Op zijn vroegst zouden wij op donderdag de uitslag van het gen-onderzoek krijgen. Helaas is het inmiddels al vrijdag. De jongens hebben wij bij Opa en Oma afgezet en nietsvermoedend gaan wij naar het ziekenhuis voor hetzelfde riedeltje. Eenmaal aangekomen bij de NICU zien wij een groepje verpleegkundigen en artsen rondom Lou staan. “Heeeeey Lou” roepen Stephan en ik in koor als wij richting Lou’s plekje lopen. En daar trakteert Lou ons op de grootste, mooiste en stralende glimlach als zij ons ziet en hoort. Wij storten ter plekke in, pakken haar handje en laten ons even helemaal gaan. Het groepjes artsen en verpleegkundigen rondom Lou weten zich geen houding te geven en schuifelen stapje voor stapje voorzichtig weg. Vandaag viel Lou onder de hoede van een hele rigoureuze verpleegkundige. Ze heeft gehoord dat wij op ons lijstje hebben staan dat mijn moeder, de enige oma van Lou, nog met haar wil buidelen.

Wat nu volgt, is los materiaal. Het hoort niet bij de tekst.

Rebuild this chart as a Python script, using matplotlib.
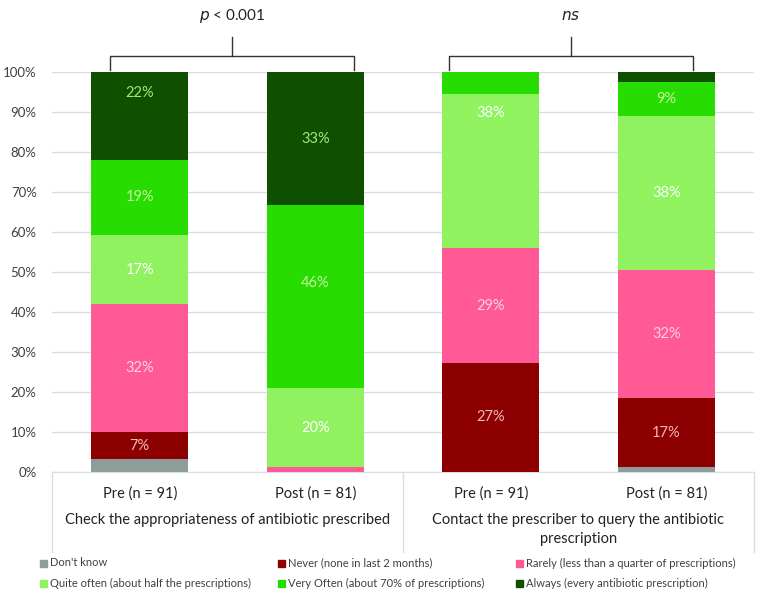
import numpy as np
import matplotlib.pyplot as plt
from matplotlib.patches import Rectangle

plt.rcParams['font.family'] = ['Lato', 'DejaVu Sans']

# bars: (group, time point)
bar_labels = ["Pre (n = 91)", "Post (n = 81)", "Pre (n = 91)", "Post (n = 81)"]
groups = ["Check the appropriateness of antibiotic prescribed",
          "Contact the prescriber to query the antibiotic\nprescription"]
series = ["Don't know",
          "Never (none in last 2 months)",
          "Rarely (less than a quarter of prescriptions)",
          "Quite often (about half the prescriptions)",
          "Very Often (about 70% of prescriptions)",
          "Always (every antibiotic prescription)"]

# percentages per series, one value per bar
dont_know   = [3.3, 0.0, 0.0, 1.2]
never       = [6.6, 0.0, 27.3, 17.3]
rarely      = [32.0, 1.2, 28.6, 32.1]
quite_often = [17.4, 19.8, 38.5, 38.3]
very_often  = [18.7, 45.7, 5.6, 8.6]
always      = [22.0, 33.3, 0.0, 2.5]
values = [dont_know, never, rarely, quite_often, very_often, always]

pvals = ["$p$ < 0.001", "$ns$"]

colors = ['#8e9c9a', '#8c0000', '#ff5a96', '#8ff25e', '#26dc00', '#0e5000']
label_colors = [None, '#f5b8b8', '#fcd2e2', 'white', '#c6f59e', '#a6e67c']
# a few labels sit off-centre in the original
label_shift = {(0, 5): 5.8, (1, 4): 3.5, (2, 3): 14.5}

fig = plt.figure(figsize=(7.62, 5.98), dpi=100)
ax = fig.add_axes([52/762, 1-472/598, 702/762, 400/598])

x = np.arange(len(bar_labels))
bottom = np.zeros(len(x))
for s, (vals, c) in enumerate(zip(values, colors)):
    vals = np.array(vals)
    ax.bar(x, vals, bottom=bottom, width=0.555, color=c, zorder=3)
    for i, v in enumerate(vals):
        if s > 0 and v >= 6:
            yc = bottom[i] + v/2 + label_shift.get((i, s), 0)
            ax.text(x[i], yc, f"{round(v)}%", ha='center', va='center',
                    color=label_colors[s], fontsize=10.5, zorder=4)
    bottom += vals

ax.set_xlim(-0.5, 3.5)
ax.set_ylim(0, 100)
ax.set_yticks(np.arange(0, 101, 10))
ax.set_yticklabels([f"{t}%" for t in range(0, 101, 10)], fontsize=9.5, color='#404040')
ax.tick_params(axis='y', length=0, pad=11)
ax.set_xticks([])
ax.grid(axis='y', color='#d8dee4', lw=1, zorder=0)
for sp in ['top', 'right', 'left']:
    ax.spines[sp].set_visible(False)
ax.spines['bottom'].set_color('#d8dee4')

# category labels below axis
tr = ax.get_xaxis_transform()
for i, lab in enumerate(bar_labels):
    ax.text(x[i], -0.053, lab, transform=tr, ha='center', va='center',
            fontsize=10.5, color='#222222')
for g, lab in enumerate(groups):
    ax.text(2*g + 0.5, -0.102, lab, transform=tr, ha='center', va='top',
            fontsize=10.5, color='#222222', linespacing=1.45)
for xs in [-0.5, 1.5, 3.5]:
    ax.plot([xs, xs], [0, -0.2], transform=tr, color='#d8dee4', lw=1, clip_on=False)

# significance brackets
brackets = [(-0.17, 1.22), (1.76, 3.15)]
for (x0, x1), p in zip(brackets, pvals):
    xm = (x0 + x1) / 2
    ax.plot([x0, x0, x1, x1], [1.005, 1.04, 1.04, 1.005], transform=tr,
            color='#333333', lw=1, clip_on=False)
    ax.plot([xm, xm], [1.04, 1.0875], transform=tr, color='#333333', lw=1, clip_on=False)
    ax.text(xm, 1.14, p, transform=tr, ha='center', va='center', fontsize=11, color='#222222')

# legend, row-major like the original
for k, (lab, c) in enumerate(zip(series, colors)):
    col, row = k % 3, k // 3
    xm = (40 + 238*col) / 762
    ym = 1 - (563 + 20*row) / 598
    fig.patches.append(Rectangle((xm, ym - 3.5/598), 7/762, 7/598, color=c,
                                 transform=fig.transFigure, figure=fig))
    fig.text(xm + 10/762, ym, lab, ha='left', va='center', fontsize=8, color='#404040')

fig.savefig('out.png', dpi=100)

“Ik denk dat we dat naar voren moeten halen” zegt de verpleegkundige. Ik schrik ervan. Weet zij iets wat wij nog niet weten? “Voor ouders is het lastig om uiteindelijk het moment te kiezen, maar weet dat de artsen jullie daar bij zullen helpen”. zegt ze uiteindelijk. Het is voor het eerst dat een verpleegkundige zich zo uitspreekt. Maar ergens voelt het ook goed. Het wordt verdomde tijd voor de volgende fase, want we hikken daar al zo lang tegen aan. Als de uitslag van dat vervloekte gen-onderzoek nou eindelijk eens zou komen. Dan geeft de verpleegkundige aan dat ze wellicht eind die middag iets verwachten te horen over het onderzoek. “Zie nou wel, ik wist het!” denk ik. Ik app mijn ouders om te zeggen dat wij langer blijven dan verwacht. Wij willen in de buurt zijn als de uitslag binnenkomt, zodat wij meteen met een arts kunnen praten. We besluiten een stukje te gaan wandelen en ergens te gaan brunchen. Het wordt een brunch met een groot glas bier en we worden wederom getrakteerd op een herfstzonnetje. Tijdens het eten evalueren en verwerken wij wat we nou net allemaal hebben gehoord en wij besluiten daarna ook DELA al te bellen. We voelen aan alles dat de volgende fase nadert en willen alvast iemand gesproken hebben. Als wij weer terug zijn bij Lou wil de arts ons spreken. “OK, daar gaan we dan” denk ik bij mezelf. We zitten met weer een andere mannelijke arts en de rigoureuze verpleegkundige in een kamer. De arts windt er geen doekjes om. “De klinisch geneticus uit Groningen heeft net gebeld en de uitslag is waarschijnlijk volgende week donderdag pas binnen”. “Godver! nog een week?!” nee, dat gaan wij niet doen. De arts lijkt opgelucht dat wij er zo over denken want hij is het met ons eens, de kans op complicaties wordt steeds groter. Lou ligt immers al 3 weken aan de beademing. Dit moet stoppen. We besluiten om de volgende dag, zaterdag, de laatste nacht samen met Lou door te brengen. Zondag gaan we de beademing stoppen.